Imran Tahir—imperious under lights—changed angles and lengths to trap Darren Bravo, then returned to rip out Kieron Pollard and Andre Russell in the space of two balls. Shamar Joseph added another twist, forcing Alex Hales to spoon a return catch just as he looked set to coast home. From 114 for 3, TKR were suddenly 116 for 7, the crowd in full voice and the Warriors’ spinners hunting one more opening.
Enter Akeal Hosein. Promoted for exactly this moment, he cleared his front leg and found clean angles through the arc; Keacy Carty held firm at the other end.
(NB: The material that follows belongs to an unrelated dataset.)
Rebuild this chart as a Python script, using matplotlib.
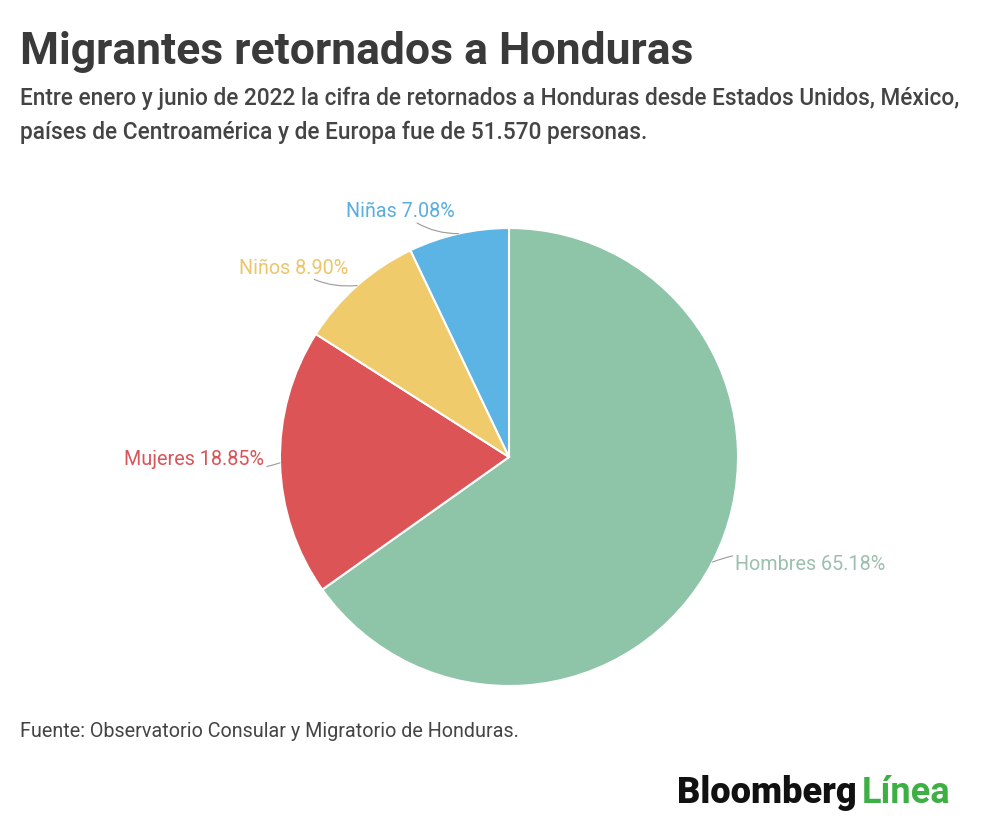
import numpy as np
import matplotlib.pyplot as plt

# Data
categorias = ["Hombres", "Mujeres", "Niños", "Niñas"]
porcentajes = [65.18, 18.85, 8.90, 7.08]
colores = ["#8ec4a8", "#dd5456", "#efcb6b", "#5cb4e4"]
colores_texto = ["#9cbfae", "#d9545a", "#ebc66a", "#5aaede"]

plt.rcParams['font.family'] = ['Roboto', 'DejaVu Sans']

fig = plt.figure(figsize=(10, 8.37), dpi=100)
fig.patch.set_facecolor("white")

# Title / subtitle
fig.text(0.02, 0.923, "Migrantes retornados a Honduras", fontsize=32, fontweight="bold",
         color="#3a3a3a", ha="left", va="baseline")
fig.text(0.02, 0.875, "Entre enero y junio de 2022 la cifra de retornados a Honduras desde Estados Unidos, México,",
         fontsize=16.3, fontweight="medium", color="#444444", ha="left", va="baseline")
fig.text(0.02, 0.834, "países de Centroamérica y de Europa fue de 51.570 personas.",
         fontsize=16.3, fontweight="medium", color="#444444", ha="left", va="baseline")

# Pie
ax = fig.add_axes([0.28, 0.1792, 0.458, 0.5472])
wedges, _ = ax.pie(porcentajes, colors=colores, startangle=90, counterclock=False,
                   radius=1, wedgeprops=dict(edgecolor="white", linewidth=1.5))
ax.set_xlim(-1, 1)
ax.set_ylim(-1, 1)
ax.set_aspect("equal")
ax.axis("off")

# Labels with leader lines
offsets = {"Hombres": (0.10, -0.005), "Mujeres": (-0.07, 0.02),
           "Niños": (-0.04, 0.08), "Niñas": (-0.015, 0.10)}
for w, cat, pct, tc in zip(wedges, categorias, porcentajes, colores_texto):
    ang = np.deg2rad((w.theta1 + w.theta2) / 2)
    x, y = np.cos(ang), np.sin(ang)
    dx, dy = offsets[cat]
    ha = "left" if x > 0 else "right"
    ax.annotate(f"{cat} {pct:.2f}%", xy=(x, y), xytext=(x + dx, y + dy),
                ha=ha, va="center", fontsize=14.2, color=tc, annotation_clip=False,
                arrowprops=dict(arrowstyle="-", color="#9a9a9a", lw=0.8,
                                shrinkA=0, shrinkB=0,
                                connectionstyle="arc3,rad=0.2"))

# Source
fig.text(0.02, 0.126, "Fuente: Observatorio Consular y Migratorio de Honduras.",
         fontsize=14.25, color="#444444", ha="left", va="center")

# Logo
fig.text(0.857, 0.052, "Bloomberg", fontsize=26, fontweight="black", color="#111111",
         ha="right", va="center")
fig.text(0.862, 0.052, "Línea", fontsize=26, fontweight="bold", color="#3cb043",
         ha="left", va="center")

fig.savefig("out.png", dpi=100, facecolor="white")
With 15 needed off 24, Hosein’s late burst—one crisp boundary, one soaring six—drained the tension and sealed the chase with two overs to spare. Relief, then release. Red flags waved, players sprinted onto the turf, and the five-time champions embraced as fireworks framed the night.
TKR’s title tilt was built earlier in the evening. Andre Russell’s heavy-length short ball removed Quentin Sampson first over to puncture Guyana’s batting plan after they chose to bat. Saurabh Netravalkar then aced the middle overs with his left-arm angle and clever pace-off, dismissing Ben McDermott, Pretorius and Iftikhar Ahmed en route to 3 for 25. Hosein’s 2 for 26—and Sunil Narine’s miserly control—kept a lid on the rate as the surface gripped for spin. Late cameos from Pretorius (25) and Iftikhar (30) lifted the Amazon Warriors to 130 for 8, a total that felt 15–20 light in a final.
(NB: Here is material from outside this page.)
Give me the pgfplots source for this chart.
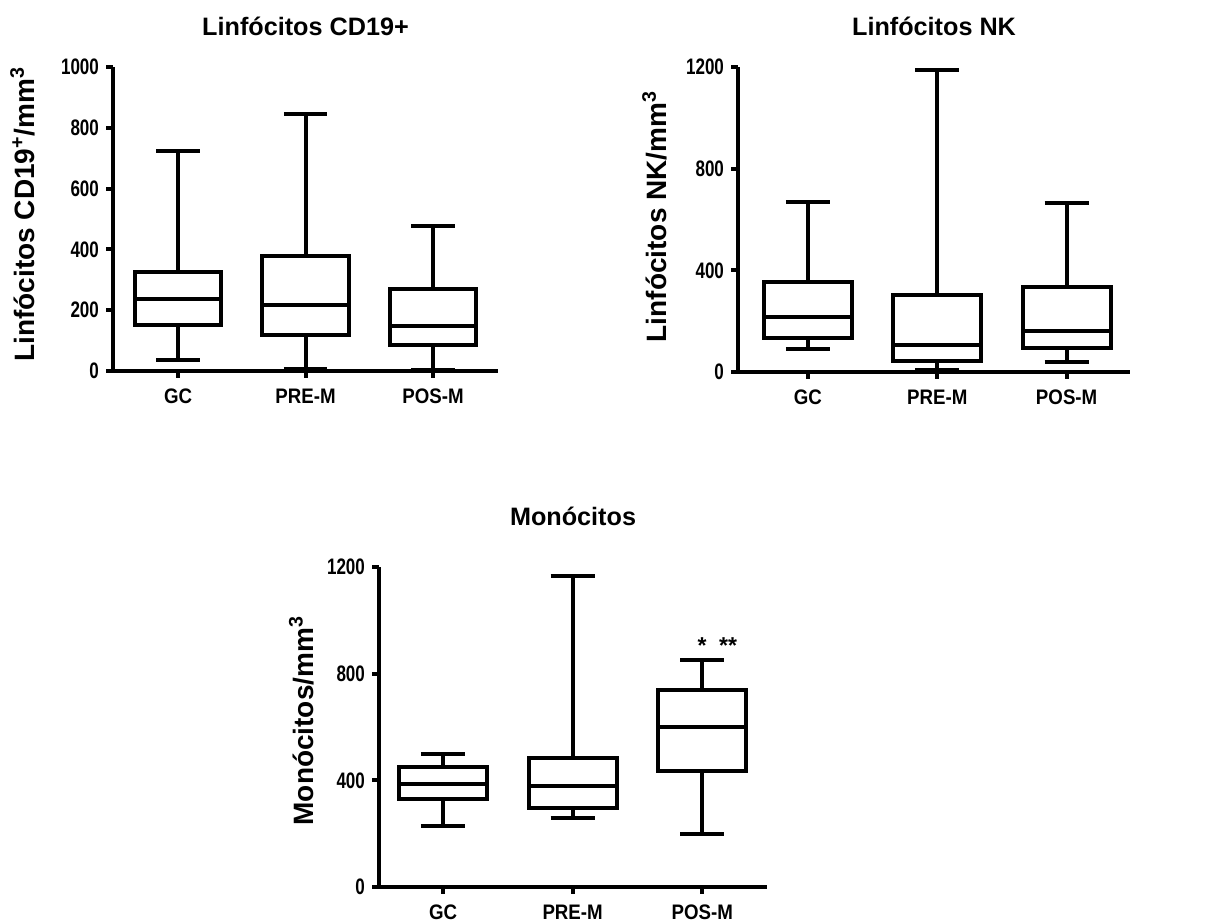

Pollard, who has heard boos across venues this season, offered perspective along with a grin: “It means a lot… We are five-time champions, and I’m still going around the Caribbean at 38. I do it because I love the game.” Narine, named in every key period of this run, called it “history,” adding: “We’ve struggled outside Trinidad, but this gives us belief. We’ll start dominating now.”
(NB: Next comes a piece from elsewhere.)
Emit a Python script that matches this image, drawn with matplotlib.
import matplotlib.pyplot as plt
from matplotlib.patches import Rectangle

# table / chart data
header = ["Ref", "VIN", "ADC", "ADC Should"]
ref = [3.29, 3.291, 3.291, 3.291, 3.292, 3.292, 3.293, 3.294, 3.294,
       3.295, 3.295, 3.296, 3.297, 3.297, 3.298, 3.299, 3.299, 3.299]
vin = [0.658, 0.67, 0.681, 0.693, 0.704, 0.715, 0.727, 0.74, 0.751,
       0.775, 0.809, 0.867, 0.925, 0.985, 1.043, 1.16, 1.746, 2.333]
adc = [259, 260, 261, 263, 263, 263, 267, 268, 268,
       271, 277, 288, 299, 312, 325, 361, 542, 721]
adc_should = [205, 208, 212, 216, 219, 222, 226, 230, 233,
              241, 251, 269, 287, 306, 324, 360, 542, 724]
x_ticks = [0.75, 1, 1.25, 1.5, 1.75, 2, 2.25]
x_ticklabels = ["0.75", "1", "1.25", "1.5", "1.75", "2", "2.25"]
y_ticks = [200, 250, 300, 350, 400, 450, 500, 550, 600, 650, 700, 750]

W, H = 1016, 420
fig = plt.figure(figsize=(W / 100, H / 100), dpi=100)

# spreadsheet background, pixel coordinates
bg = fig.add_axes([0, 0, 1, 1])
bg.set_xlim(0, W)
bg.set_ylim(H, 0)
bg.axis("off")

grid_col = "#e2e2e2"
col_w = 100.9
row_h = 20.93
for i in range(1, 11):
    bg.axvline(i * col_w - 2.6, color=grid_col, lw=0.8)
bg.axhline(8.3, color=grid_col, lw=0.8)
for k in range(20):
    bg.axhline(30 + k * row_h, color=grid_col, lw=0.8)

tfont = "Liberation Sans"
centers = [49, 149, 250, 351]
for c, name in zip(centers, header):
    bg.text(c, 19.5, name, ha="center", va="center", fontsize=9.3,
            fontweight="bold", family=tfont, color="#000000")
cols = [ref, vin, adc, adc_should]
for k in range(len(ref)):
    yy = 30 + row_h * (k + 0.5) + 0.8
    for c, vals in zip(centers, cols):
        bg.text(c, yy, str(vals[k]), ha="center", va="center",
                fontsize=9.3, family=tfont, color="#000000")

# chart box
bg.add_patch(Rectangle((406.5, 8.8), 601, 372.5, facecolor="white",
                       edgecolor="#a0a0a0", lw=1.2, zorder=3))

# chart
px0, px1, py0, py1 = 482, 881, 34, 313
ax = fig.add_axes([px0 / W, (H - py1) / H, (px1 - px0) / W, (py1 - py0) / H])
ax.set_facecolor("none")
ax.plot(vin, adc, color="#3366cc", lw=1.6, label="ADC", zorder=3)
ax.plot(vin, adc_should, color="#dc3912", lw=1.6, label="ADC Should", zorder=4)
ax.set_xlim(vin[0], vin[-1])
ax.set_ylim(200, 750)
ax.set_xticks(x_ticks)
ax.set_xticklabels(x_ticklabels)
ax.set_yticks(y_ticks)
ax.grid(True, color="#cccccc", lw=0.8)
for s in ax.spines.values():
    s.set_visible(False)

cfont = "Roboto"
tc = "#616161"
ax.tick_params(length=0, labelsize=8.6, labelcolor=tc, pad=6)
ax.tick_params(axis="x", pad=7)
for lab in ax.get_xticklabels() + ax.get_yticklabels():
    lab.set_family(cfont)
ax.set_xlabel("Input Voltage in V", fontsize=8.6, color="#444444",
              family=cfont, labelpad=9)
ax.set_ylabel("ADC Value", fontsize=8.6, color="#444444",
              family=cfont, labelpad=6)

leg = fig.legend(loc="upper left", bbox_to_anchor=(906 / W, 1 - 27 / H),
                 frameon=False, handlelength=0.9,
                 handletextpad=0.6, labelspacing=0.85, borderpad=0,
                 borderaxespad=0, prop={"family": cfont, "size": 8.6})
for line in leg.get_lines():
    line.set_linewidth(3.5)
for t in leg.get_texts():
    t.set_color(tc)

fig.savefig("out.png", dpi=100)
Guyana were gallant and tactically sharp with the ball—Pretorius’ double-strike, Tahir’s 3-for and Joseph’s late burst all extended the drama. But they were always chasing the rate that TKR’s bowlers had set. On a night for experience and execution, Trinbago’s depth held firmer for longer.
Brief scores
Guyana Amazon Warriors 130/8 (Ben McDermott 28, Iftikhar Ahmed 30, Dwaine Pretorius 25; Saurabh Netravalkar 3/25, Akeal Hosein 2/26, Andre Russell 1/18).
Trinbago Knight Riders 133/7 in 18 overs (Alex Hales 26, Kieron Pollard 21, Sunil Narine 22; Imran Tahir 3/34, Shamar Joseph 2/9, Dwaine Pretorius 2/21).
Result: Trinbago Knight Riders won by 3 wickets with 12 balls remaining.